La mayoría de los contribuyentes pueden tener una posibilidad real de reducir los impuestos sobre la propiedad, algo que raramente sucede con otros gravámenes gubernamentales. Los esfuerzos de Felicitas y Álvaro son una lección para los adultos mayores que son dueños de una vivienda —o planean serlo— sobre el poder que tienen para controlar su impuesto sobre la propiedad.
El camino a ser dueño de tu casa
Como madre soltera, Felicitas tuvo varios trabajos en una fábrica de artículos de cuero. Además de mantenerse a ella y a Álvaro, y de enviarle dinero a su familia en México, ahorraba efectivo con la esperanza de comprar una casa. “Quería tener mi propia casa, grande o pequeña”, dice. “Era viuda y no quería estar mudándome de un sitio para otro”. Cuando, luego de 19 años de trabajar en la fábrica de cuero, su empleador le pidió que aceptara una reducción de salario, ella renunció.
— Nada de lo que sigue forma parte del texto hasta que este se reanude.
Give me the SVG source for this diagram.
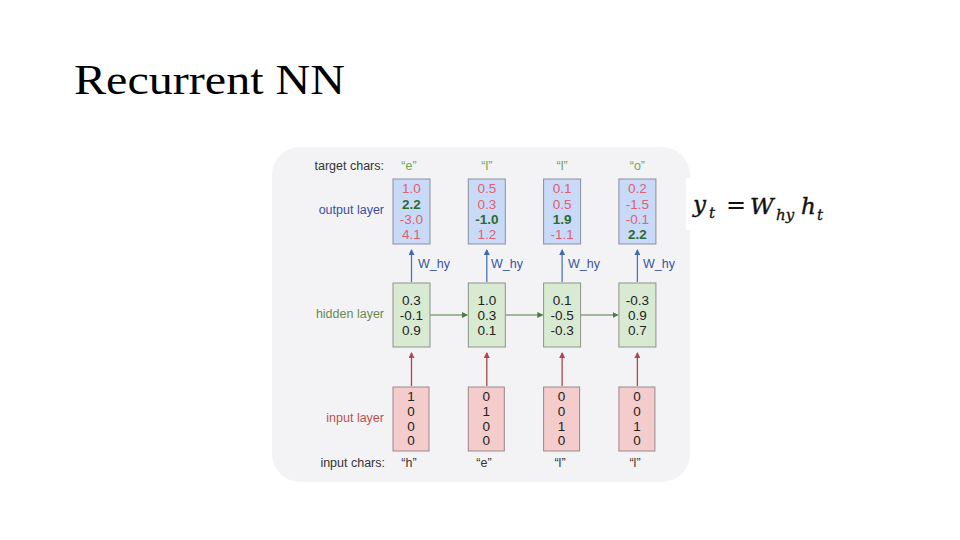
<svg xmlns="http://www.w3.org/2000/svg" width="960" height="540" viewBox="0 0 960 540">
<defs>
<marker id="ab" markerWidth="6" markerHeight="6" refX="5" refY="3" orient="auto" markerUnits="userSpaceOnUse"><path d="M0,0 L6,3 L0,6 z" fill="#3d6db0"/></marker>
<marker id="ar" markerWidth="6" markerHeight="6" refX="5" refY="3" orient="auto" markerUnits="userSpaceOnUse"><path d="M0,0 L6,3 L0,6 z" fill="#b0454a"/></marker>
<marker id="ag" markerWidth="6" markerHeight="6" refX="5" refY="3" orient="auto" markerUnits="userSpaceOnUse"><path d="M0,0 L6,3 L0,6 z" fill="#4f7a40"/></marker>
<style>
text{font-family:"Liberation Sans",Arial,sans-serif;font-size:12.5px}
.lbl{text-anchor:end}
.c{text-anchor:middle}
.n{font-size:13.5px}
.out rect{fill:#c9daf8;stroke:#8a8f99;stroke-width:1}
.hid rect{fill:#d9ead3;stroke:#8a9488;stroke-width:1}
.inp rect{fill:#f4cccc;stroke:#9a8888;stroke-width:1}
.r{fill:#e0606e}
.g{fill:#2f6b2f;font-weight:bold}
.k{fill:#222}
.w{fill:#3a55a0}
.bl{stroke:#4a77b4;stroke-width:1.3}
.rd{stroke:#b0454a;stroke-width:1.3}
.gr{stroke:#4f7a40;stroke-width:1}
.m{font-family:"DejaVu Serif","Liberation Serif",serif;font-style:italic;font-size:23px;fill:#111;stroke:#111;stroke-width:0.4}
.s{font-family:"DejaVu Serif","Liberation Serif",serif;font-style:italic;font-size:15px;fill:#111;stroke:#111;stroke-width:0.3}
</style>
</defs>
<rect width="960" height="540" fill="#ffffff"/>
<text x="74" y="94" style="font-family:'Liberation Serif',serif;font-size:42px" textLength="271" lengthAdjust="spacingAndGlyphs" fill="#000">Recurrent NN</text>
<rect x="272" y="147" width="418" height="335" rx="28" fill="#f3f3f5"/>
<rect x="686" y="178" width="150" height="52" fill="#ffffff"/>
<g id="labels">
<text class="lbl" x="384" y="170" fill="#333">target chars:</text>
<text class="lbl" x="384" y="214" fill="#3a4ea0">output layer</text>
<text class="lbl" x="384" y="318" fill="#6a8a50">hidden layer</text>
<text class="lbl" x="384" y="422" fill="#c0504d">input layer</text>
<text class="lbl" x="385" y="467" fill="#333">input chars:</text>
</g>
<g id="targets" fill="#6aa84f">
<text class="c" x="409" y="170">“e”</text>
<text class="c" x="486.8" y="170">“l”</text>
<text class="c" x="562.1" y="170">“l”</text>
<text class="c" x="637.4" y="170">“o”</text>
</g>
<g id="inputs" fill="#333">
<text class="c" x="409" y="467">“h”</text>
<text class="c" x="484" y="467">“e”</text>
<text class="c" x="560" y="467">“l”</text>
<text class="c" x="635" y="467">“l”</text>
</g>
<g id="connectors">
<line class="bl" x1="411.5" y1="282" x2="411.5" y2="250" marker-end="url(#ab)"/>
<line class="bl" x1="486.8" y1="282" x2="486.8" y2="250" marker-end="url(#ab)"/>
<line class="bl" x1="562.1" y1="282" x2="562.1" y2="250" marker-end="url(#ab)"/>
<line class="bl" x1="637.4" y1="282" x2="637.4" y2="250" marker-end="url(#ab)"/>
<line class="rd" x1="411.5" y1="386" x2="411.5" y2="353" marker-end="url(#ar)"/>
<line class="rd" x1="486.8" y1="386" x2="486.8" y2="353" marker-end="url(#ar)"/>
<line class="rd" x1="562.1" y1="386" x2="562.1" y2="353" marker-end="url(#ar)"/>
<line class="rd" x1="637.4" y1="386" x2="637.4" y2="353" marker-end="url(#ar)"/>
<line class="gr" x1="430" y1="315" x2="467" y2="315" marker-end="url(#ag)"/>
<line class="gr" x1="505.3" y1="315" x2="542.3" y2="315" marker-end="url(#ag)"/>
<line class="gr" x1="580.6" y1="315" x2="617.6" y2="315" marker-end="url(#ag)"/>
<text class="w" x="418" y="268">W_hy</text>
<text class="w" x="491" y="268">W_hy</text>
<text class="w" x="568" y="268">W_hy</text>
<text class="w" x="643" y="268">W_hy</text>
</g>
<g id="out1" class="out"><rect x="393" y="179" width="37" height="65"/>
<text class="c n r" x="411.5" y="193">1.0</text><text class="c n g" x="411.5" y="208.5">2.2</text><text class="c n r" x="411.5" y="224">-3.0</text><text class="c n r" x="411.5" y="239">4.1</text></g>
<g id="out2" class="out"><rect x="468.3" y="179" width="37" height="65"/>
<text class="c n r" x="486.8" y="193">0.5</text><text class="c n r" x="486.8" y="208.5">0.3</text><text class="c n g" x="486.8" y="224">-1.0</text><text class="c n r" x="486.8" y="239">1.2</text></g>
<g id="out3" class="out"><rect x="543.6" y="179" width="37" height="65"/>
<text class="c n r" x="562.1" y="193">0.1</text><text class="c n r" x="562.1" y="208.5">0.5</text><text class="c n g" x="562.1" y="224">1.9</text><text class="c n r" x="562.1" y="239">-1.1</text></g>
<g id="out4" class="out"><rect x="618.9" y="179" width="37" height="65"/>
<text class="c n r" x="637.4" y="193">0.2</text><text class="c n r" x="637.4" y="208.5">-1.5</text><text class="c n r" x="637.4" y="224">-0.1</text><text class="c n g" x="637.4" y="239">2.2</text></g>
<g id="hid1" class="hid"><rect x="393" y="283" width="37" height="64"/>
<text class="c n k" x="411.5" y="305">0.3</text><text class="c n k" x="411.5" y="320">-0.1</text><text class="c n k" x="411.5" y="335">0.9</text></g>
<g id="hid2" class="hid"><rect x="468.3" y="283" width="37" height="64"/>
<text class="c n k" x="486.8" y="305">1.0</text><text class="c n k" x="486.8" y="320">0.3</text><text class="c n k" x="486.8" y="335">0.1</text></g>
<g id="hid3" class="hid"><rect x="543.6" y="283" width="37" height="64"/>
<text class="c n k" x="562.1" y="305">0.1</text><text class="c n k" x="562.1" y="320">-0.5</text><text class="c n k" x="562.1" y="335">-0.3</text></g>
<g id="hid4" class="hid"><rect x="618.9" y="283" width="37" height="64"/>
<text class="c n k" x="637.4" y="305">-0.3</text><text class="c n k" x="637.4" y="320">0.9</text><text class="c n k" x="637.4" y="335">0.7</text></g>
<g id="in1" class="inp"><rect x="393" y="387" width="36" height="64"/>
<text class="c n k" x="411" y="401">1</text><text class="c n k" x="411" y="416">0</text><text class="c n k" x="411" y="430.5">0</text><text class="c n k" x="411" y="445">0</text></g>
<g id="in2" class="inp"><rect x="468.3" y="387" width="36" height="64"/>
<text class="c n k" x="486.3" y="401">0</text><text class="c n k" x="486.3" y="416">1</text><text class="c n k" x="486.3" y="430.5">0</text><text class="c n k" x="486.3" y="445">0</text></g>
<g id="in3" class="inp"><rect x="543.6" y="387" width="36" height="64"/>
<text class="c n k" x="561.6" y="401">0</text><text class="c n k" x="561.6" y="416">0</text><text class="c n k" x="561.6" y="430.5">1</text><text class="c n k" x="561.6" y="445">0</text></g>
<g id="in4" class="inp"><rect x="618.9" y="387" width="36" height="64"/>
<text class="c n k" x="636.9" y="401">0</text><text class="c n k" x="636.9" y="416">0</text><text class="c n k" x="636.9" y="430.5">1</text><text class="c n k" x="636.9" y="445">0</text></g>
<g id="equation">
<text class="m" x="693" y="212">y</text>
<text class="s" x="709" y="218">t</text>
<text x="726" y="213" style="font-family:'DejaVu Serif',serif;font-size:24px;fill:#111">=</text>
<text class="m" x="750" y="214">W</text>
<text class="s" x="776" y="220">hy</text>
<text class="m" x="801" y="214">h</text>
<text class="s" x="817" y="220">t</text>
</g>
</svg>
Durante los 20 años siguientes —hasta que se jubiló a la edad de 72— viajó en autobús una hora de ida y una de vuelta a su trabajo en una imprenta donde inspeccionaba las tarjetas con muestras de colores de pinturas. “Mi mamá tenía una vista de lince”, dice Álvaro. “Podía detectar toda clase de defectos pequeños”.
En 1997, cuando Felicitas tenía 65 años, su sueño de tener casa propia se hizo realidad. Su tío, a quien le había estado alquilando el apartamento, le vendió el edificio de tres unidades. “Cuando lo miro, veo su trabajo de toda una vida”, dice su hijo. “Este edificio significa tanto para ella porque es el sitio al que nos trajo mi padre, y fue el primer hogar verdadero de nuestra familia”.